Defeat Comb Filtering With Acoustic Treatment

If you’re picking up comb filtering, which is kind of the opposite of phase cancellation, this means your microphones are recording reflections from the walls perfectly in phase. The first thing to do would be to move your microphone away from the wall a bit more. That will stop it but your results will sound bad, still.

What you really need is acoustic treatment, which is a type of paneling mounted on your walls that absorbs sound waves and converts them to heat. This stops them from bouncing back at your microphone.

You’ll also end up with much clearer and less muddy recordings. It’s easily the best investment you can make, followed by a great preamplifier. It’s not fun or exciting (to most people) but it truly makes the biggest difference, even with low quality recording equipment.

Identifying Phase Issues

drop your mix output to mono from stereo in order to hear phase issues

So you’ve either recorded a performance with multiple mics to create a stereo track or you’ve doubled and panned an instrument to create stereo width. But you aren’t sure if you have phase issues because you can’t hear them. They may still be there though less extreme. Here’s how you detect it.

First off, never bounce your two recordings or doubled tracks into one or you’ll be stuck with the problem. Keep the tracks separate, but output them together to a single auxiliary bus. From there you can solo just those tracks and then drop them from stereo to mono.

If you need help doing that, check our mixing in mono article, but the quick version is you’ll find most gain plugins have a mono button or you can find a directional mixer plugin that will allow this as well. By forcing both tracks to become one centered channel, you’ll hear any obvious phase issues.

phase correlation meters show you visually when you have frequency cancellation

If you can’t hear it, pop back out of mono (back to stereo) and apply a phase correlation meter plugin. Since the tracks are summed together into one mono signal, this plugin can detect and show you how “in phase” or “out of phase” the tracks are.

+1 is in phase, -1 is out of phase, and 0 is as wide of a stereo image as possible without phase issues. Phase correlation plugins only work on stereo tracks, but it’ll work just fine on an auxiliary bus as long as you aren’t still summing to mono.

How To Fix Out of Phase Audio In the Mix

You don’t need to worry about being slammed up against +1 all of the time, but you want to stay above 75% to the right. If you’re not and the meter is dancing to the left side by any amount, then you have phase cancellation occurring. Let’s fix it.

1) Delay a Panned Side

The first thing to do is choose either the left panned or right panned track and add a delay to it. As little as 3 milliseconds to 5 ms can do the trick, or you can try up to 15 ms or more. Any more than that on a true stereo recording will create a true, hearable delay, but it’s fine and desirable on doubled tracks.

2) Detune With a Pitch Shift

If you find that fixed it some but there’s still problems, albeit to a lesser degree, choose a side and detune it by a few cents. You can use a pitch shift plugin for this. Increase the detuning to as much as 10 cents or more if needed as long as it doesn’t sound horrible. This will change the timbre enough to solve the rest of the problem.

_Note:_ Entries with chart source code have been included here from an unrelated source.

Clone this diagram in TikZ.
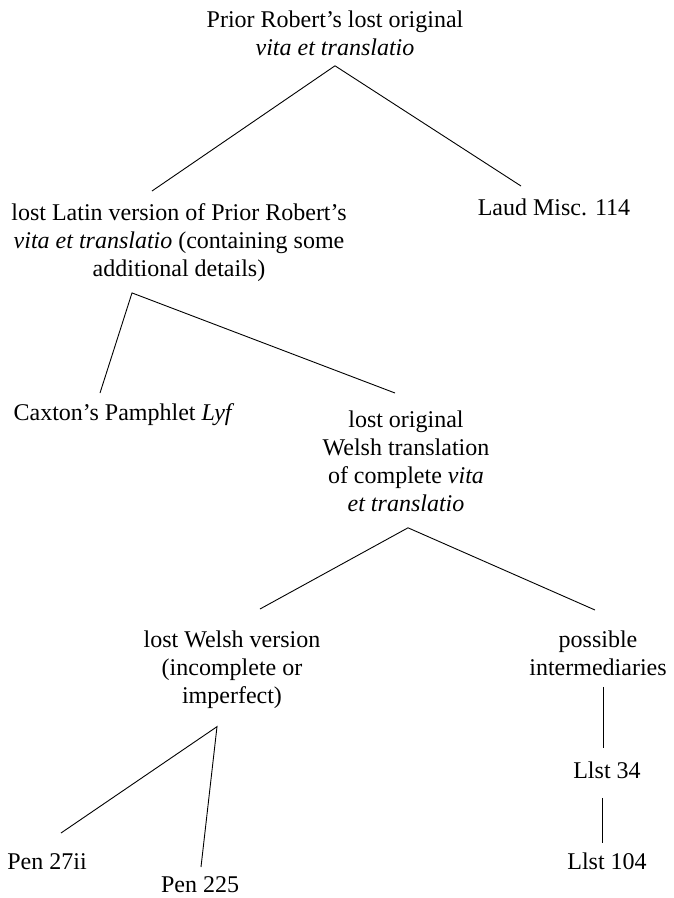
\documentclass[tikz,border=0pt]{standalone}
\usepackage{fontspec}
\setmainfont{Liberation Serif}
\usetikzlibrary{positioning}
\tikzset{ms/.style = {align=center, inner sep=0pt, anchor=north,
                  font=\fontsize{24}{28}\selectfont},
        link/.style = {line width=0.9pt}
    }

\begin{document}
\begin{tikzpicture}[x=1pt, y=-1pt]
          \useasboundingbox (0,0) rectangle (674,898);

          % manuscripts and lost versions
          \node[ms] (root) at (335,10.5) {Prior Robert's lost original\\\textit{vita et translatio}};
          \node[ms] (latin) at (179,203.5) {lost Latin version of Prior Robert's\\\textit{vita et translatio} (containing some\\additional details)};
          \node[ms] (laud) at (554,198.5) {Laud Misc. 114};
          \node[ms] (caxton) at (124,403.5) {Caxton's Pamphlet \textit{Lyf}};
          \node[ms] (welsh) at (406,410.5) {lost original\\Welsh translation\\of complete \textit{vita}\\\textit{et translatio}};
          \node[ms] (lostwelsh) at (232,630.5) {lost Welsh version\\(incomplete or\\imperfect)};
          \node[ms] (inter) at (598,630.5) {possible\\intermediaries};
          \node[ms] (llstA) at (607,761.5) {Llst 34};
          \node[ms] (llstB) at (607,852.5) {Llst 104};
          \node[ms] (penA) at (47,853.5) {Pen 27ii};
          \node[ms] (penB) at (200,876.5) {Pen 225};

          % forks
          \coordinate (rootfork) at ([shift={(0,10)}]root.south);
          \coordinate (latinfork) at ([shift={(-47,11)}]latin.south);
          \coordinate (welshfork) at ([shift={(2,16)}]welsh.south);
          \coordinate (lostfork) at ([shift={(-15,18)}]lostwelsh.south);

          \draw[link] ([shift={(-27,-12.5)}]latin.north) -- (rootfork) -- ([shift={(-33,-12.5)}]laud.north);
          \draw[link] ([shift={(-24,-10.5)}]caxton.north) -- (latinfork) -- ([shift={(-11,-17.5)}]welsh.north);
          \draw[link] ([shift={(28,-21.5)}]lostwelsh.north) -- (welshfork) -- ([shift={(-3,-20.5)}]inter.north);
          \draw[link] ([shift={(14,-20.5)}]penA.north) -- (lostfork) -- ([shift={(1,-9.5)}]penB.north);
          \draw[link] ([shift={(5,11)}]inter.south) -- ([shift={(-4,-13.5)}]llstA.north);
          \draw[link] ([shift={(-5,19)}]llstA.south) -- ([shift={(-5,-9.5)}]llstB.north);
        \end{tikzpicture}
\end{document}
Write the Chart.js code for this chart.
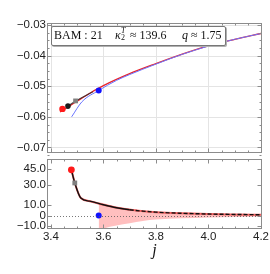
<!DOCTYPE html>
<html>
<head>
<meta charset="utf-8">
<script src="https://cdn.jsdelivr.net/npm/chart.js@4/dist/chart.umd.min.js"></script>
<style>
  html, body { margin: 0; padding: 0; background: #fff; }
  #wrap { position: relative; width: 270px; height: 274px; overflow: hidden; }
  canvas { position: absolute; left: 0; }
  #topc { top: 0; }
  #botc { top: 156px; }
  #box { position: absolute; left: 51px; top: 26px; width: 175px; height: 20px; box-sizing: border-box;
         border: 1px solid #777; border-radius: 2px; background: #fff; box-shadow: 1px 1px 0 #b0b0b0; }
  .lg { position: absolute; font-family: 'Liberation Serif', serif; color: #111; white-space: nowrap; line-height: normal; }
</style>
</head>
<body>
<div id="wrap">
  <canvas id="topc" width="270" height="157"></canvas>
  <canvas id="botc" width="270" height="118"></canvas>
  <div id="box"></div>
  <span class="lg" style="left:54px;top:28px;font-size:12px">BAM : 21</span>
  <span class="lg" style="left:115px;top:28px;font-size:12px;font-style:italic">κ</span>
  <span class="lg" style="left:121px;top:26px;font-size:8px;font-style:italic">T</span>
  <span class="lg" style="left:121px;top:33px;font-size:8px">2</span>
  <span class="lg" style="left:130px;top:28px;font-size:12px">≈ 139.6</span>
  <span class="lg" style="left:182px;top:28px;font-size:12px;font-style:italic">q</span>
  <span class="lg" style="left:191px;top:28px;font-size:12px">≈ 1.75</span>
</div>
<script>
// x range shared by both panels
const X_MIN = 3.389, X_MAX = 4.2;
const xTicks = [3.4, 3.6, 3.8, 4.0, 4.2];

// top panel
const topTicks = [-0.07, -0.06, -0.05, -0.04, -0.03];
const redJ  = [3.435, 3.45, 3.47, 3.496, 3.55, 3.6, 3.7, 3.8, 3.9, 4.0, 4.1, 4.2];
const redV  = [-0.0584, -0.0576, -0.0565, -0.0551, -0.0522, -0.0498, -0.0459, -0.0426, -0.0395, -0.0368, -0.0347, -0.0328];
const blueJ = [3.479, 3.518, 3.582, 3.65, 3.7, 3.8, 3.9, 4.0, 4.1, 4.2];
const blueV = [-0.0600, -0.0551, -0.0514, -0.0481, -0.0462, -0.0428, -0.0396, -0.0369, -0.0347, -0.0328];
const blackTopJ = [3.465, 3.494, 3.56];
const blackTopV = [-0.0565, -0.0548, -0.0518];
// markers: red, black, gray, blue
const markTopJ = [3.444, 3.465, 3.494, 3.582];
const markTopV = [-0.0574, -0.0565, -0.0548, -0.0514];

// bottom panel
const botTicks = [-10, 0, 10, 30, 45];
const curveJ = [3.478, 3.491, 3.514, 3.548, 3.6, 3.65, 3.7, 3.75, 3.8, 3.9, 4.0, 4.1, 4.2];
const curveV = [44.5, 31.7, 17, 14, 10.5, 7.6, 5.6, 4.3, 3.3, 2.2, 1.5, 1.1, 0.8];
const bandJ  = [3.582, 3.6, 3.65, 3.7, 3.75, 3.8, 3.9, 4.0, 4.1, 4.2];
const bandHi = [13.3, 12.0, 8.8, 6.8, 4.8, 3.4, 2.5, 1.9, 1.3, 0.9];
const bandLo = [-14, -12.5, -9.6, -7.4, -5.2, -3.8, -2.7, -1.9, -1.3, -0.9];
// markers: red, gray, blue
const markBotJ = [3.478, 3.491, 3.582];
const markBotV = [44.5, 31.7, 0];

const xy = (js, vs) => js.map((j, i) => ({ x: j, y: vs[i] }));
const tickFont = { family: "'Liberation Sans', Arial, sans-serif", size: 11.5 };
const tickColor = '#222';
const minus = s => s.replace('-', '\u2212');

// frame with inward ticks (Mathematica style), grid, optional dotted zero line
const framePlugin = {
  id: 'frame',
  beforeDatasetsDraw(chart, args, o) {
    if (!o.grid) return;
    const { ctx, chartArea: a, scales: { x, y } } = chart;
    ctx.save();
    ctx.strokeStyle = '#e4e4e4'; ctx.lineWidth = 1;
    ctx.beginPath();
    xTicks.forEach(v => { const p = Math.round(x.getPixelForValue(v)) + 0.5; ctx.moveTo(p, a.top); ctx.lineTo(p, a.bottom); });
    o.yTicks.forEach(v => { const p = Math.round(y.getPixelForValue(v)) + 0.5; ctx.moveTo(a.left, p); ctx.lineTo(a.right, p); });
    ctx.stroke();
    ctx.restore();
  },
  afterDraw(chart, args, o) {
    const { ctx, chartArea: a, scales: { x, y } } = chart;
    ctx.save();
    if (o.zero) {
      const y0 = Math.round(y.getPixelForValue(0)) + 0.5;
      ctx.strokeStyle = '#555'; ctx.lineWidth = 0.8; ctx.setLineDash([1, 2]);
      ctx.beginPath(); ctx.moveTo(a.left, y0); ctx.lineTo(a.right, y0); ctx.stroke();
      ctx.setLineDash([]);
    }
    ctx.strokeStyle = '#8c8c8c'; ctx.lineWidth = 1;
    const l = a.left - 0.5, r = a.right + 0.5, t = a.top - 0.5, b = a.bottom - 0.5;
    ctx.strokeRect(l, t, r - l, b - t);
    ctx.beginPath();
    const xt = (v, len) => { const p = Math.round(x.getPixelForValue(v)) + 0.5;
      ctx.moveTo(p, b); ctx.lineTo(p, b - len); ctx.moveTo(p, t); ctx.lineTo(p, t + len); };
    const yt = (v, len) => { const p = Math.round(y.getPixelForValue(v)) + 0.5;
      ctx.moveTo(l, p); ctx.lineTo(l + len, p); ctx.moveTo(r, p); ctx.lineTo(r - len, p); };
    xTicks.forEach(v => xt(v, 4));
    for (let v = 3.45; v < 4.2; v += 0.05) if (Math.abs((v * 5) - Math.round(v * 5)) > 1e-6) xt(v, 2);
    o.yTicks.forEach(v => yt(v, 4));
    if (o.yMinor) {
      for (let v = y.min; v <= y.max; v += o.yMinor) yt(Math.round(v / o.yMinor) * o.yMinor, 2);
    }
    ctx.stroke();
    ctx.restore();
  }
};

function options(c) {
  return {
    responsive: false, animation: false, events: [],
    layout: { padding: c.pad },
    plugins: { legend: { display: false }, tooltip: { enabled: false }, frame: c.frame },
    scales: {
      x: {
        type: 'linear', min: X_MIN, max: X_MAX, display: c.xlabels,
        afterBuildTicks: s => { s.ticks = xTicks.map(v => ({ value: v })); },
        afterFit: s => { s.height = c.xh; s.paddingLeft = 0; s.paddingRight = 0; },
        grid: { display: false, drawTicks: false },
        border: { display: false },
        ticks: { padding: 1, font: tickFont, color: tickColor, autoSkip: false, maxRotation: 0,
                 callback: v => v.toFixed(1) },
        title: { display: true, text: 'j', color: '#111', padding: { top: 0, bottom: 14 },
                 font: { family: "'Liberation Serif', serif", size: 16, style: 'italic' } }
      },
      y: {
        type: 'linear', min: c.ymin, max: c.ymax,
        afterBuildTicks: s => { s.ticks = c.yTicks.map(v => ({ value: v })); },
        afterFit: s => { s.width = 48; s.paddingTop = 0; s.paddingBottom = 0; },
        grid: { display: false, drawTicks: false },
        border: { display: false },
        ticks: { padding: 2, font: tickFont, color: tickColor, autoSkip: false, callback: c.fmt }
      }
    }
  };
}

new Chart(document.getElementById('topc'), {
  type: 'line',
  data: { datasets: [
    { data: xy(markTopJ, markTopV), showLine: false, order: 0,
      pointBackgroundColor: ['#ff1a1a', '#1a1a1a', '#808080', '#1010ff'],
      pointBorderWidth: 0, pointStyle: ['circle', 'circle', 'rect', 'circle'], pointRadius: [3.2, 2.8, 3.4, 3] },
    { data: xy(blackTopJ, blackTopV), order: 1, borderColor: 'rgba(40,40,40,0.8)', borderWidth: 1.2,
      pointRadius: 0, clip: 0 },
    { data: xy(blueJ, blueV), order: 2, borderColor: '#6a74ff', borderWidth: 1,
      pointRadius: 0, cubicInterpolationMode: 'monotone', clip: 0 },
    { data: xy(redJ, redV), order: 3, borderColor: '#e8232b', borderWidth: 1.3,
      pointRadius: 0, cubicInterpolationMode: 'monotone', clip: 0 }
  ]},
  options: options({ pad: { top: 24, right: 9, left: 0, bottom: 1 }, xh: 0, xlabels: false,
    ymin: -0.0718, ymax: -0.0297, yTicks: topTicks, fmt: v => minus(v.toFixed(2)),
    frame: { grid: true, yTicks: topTicks, yMinor: 0.0025 } }),
  plugins: [framePlugin]
});

new Chart(document.getElementById('botc'), {
  type: 'line',
  data: { datasets: [
    { data: xy(markBotJ, markBotV), showLine: false, order: 0,
      pointBackgroundColor: ['#ff1a1a', '#808080', '#1010ff'],
      pointBorderWidth: 0, pointStyle: ['circle', 'rect', 'circle'], pointRadius: [3.4, 3.4, 3] },
    { data: xy(curveJ, curveV), order: 1, borderColor: '#111', borderWidth: 1.4,
      pointRadius: 0, cubicInterpolationMode: 'monotone', clip: 0,
      segment: { borderDash: s => s.p0.parsed.x >= 3.7 ? [4, 2] : undefined } },
    { data: xy(curveJ, curveV), order: 2, borderColor: '#f06060', borderWidth: 2,
      pointRadius: 0, cubicInterpolationMode: 'monotone', clip: 0 },
    { data: xy(bandLo, bandLo).map((p, i) => ({ x: bandJ[i], y: bandLo[i] })), order: 4, borderWidth: 0,
      pointRadius: 0, cubicInterpolationMode: 'monotone', fill: false },
    { data: xy(bandJ, bandHi), order: 3, borderWidth: 0, pointRadius: 0,
      cubicInterpolationMode: 'monotone', fill: '-1', backgroundColor: 'rgba(255,170,170,0.75)' }
  ]},
  options: options({ pad: { top: 1, right: 9, left: 0, bottom: 0 }, xh: 45, xlabels: true,
    ymin: -13.05, ymax: 54, yTicks: botTicks, fmt: v => v === 0 ? '0' : minus(v.toFixed(1)),
    frame: { grid: false, yTicks: botTicks, yMinor: 0, zero: true } }),
  plugins: [framePlugin]
});
</script>
</body>
</html>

3) Polarity Flip With a Phase Invert

If you’re still having problems, you can go for the nuclear option which is to invert the phase of one of the tracks. This can solve the problem entirely when combined with the first two methods and even let you back off on them a bit. It doesn’t always work though and can lead to the opposite problem of comb filtering. Save it for last.

Phase Cancellation Be Gone!

That’s it. There was a lot of long-winded explanation so we knew what we were talking about, but the actual solving of the problem is fairly simple: Delay, Detune, & Phase Invert. Anything else would be uncivilized!

You see, it’s not that bad. And since so many studio engineers are avoiding learning about phase cancellation, you can get a leg up on them all. If anything, your current clients will appreciate it and your own music will improve. Have fun and mix well!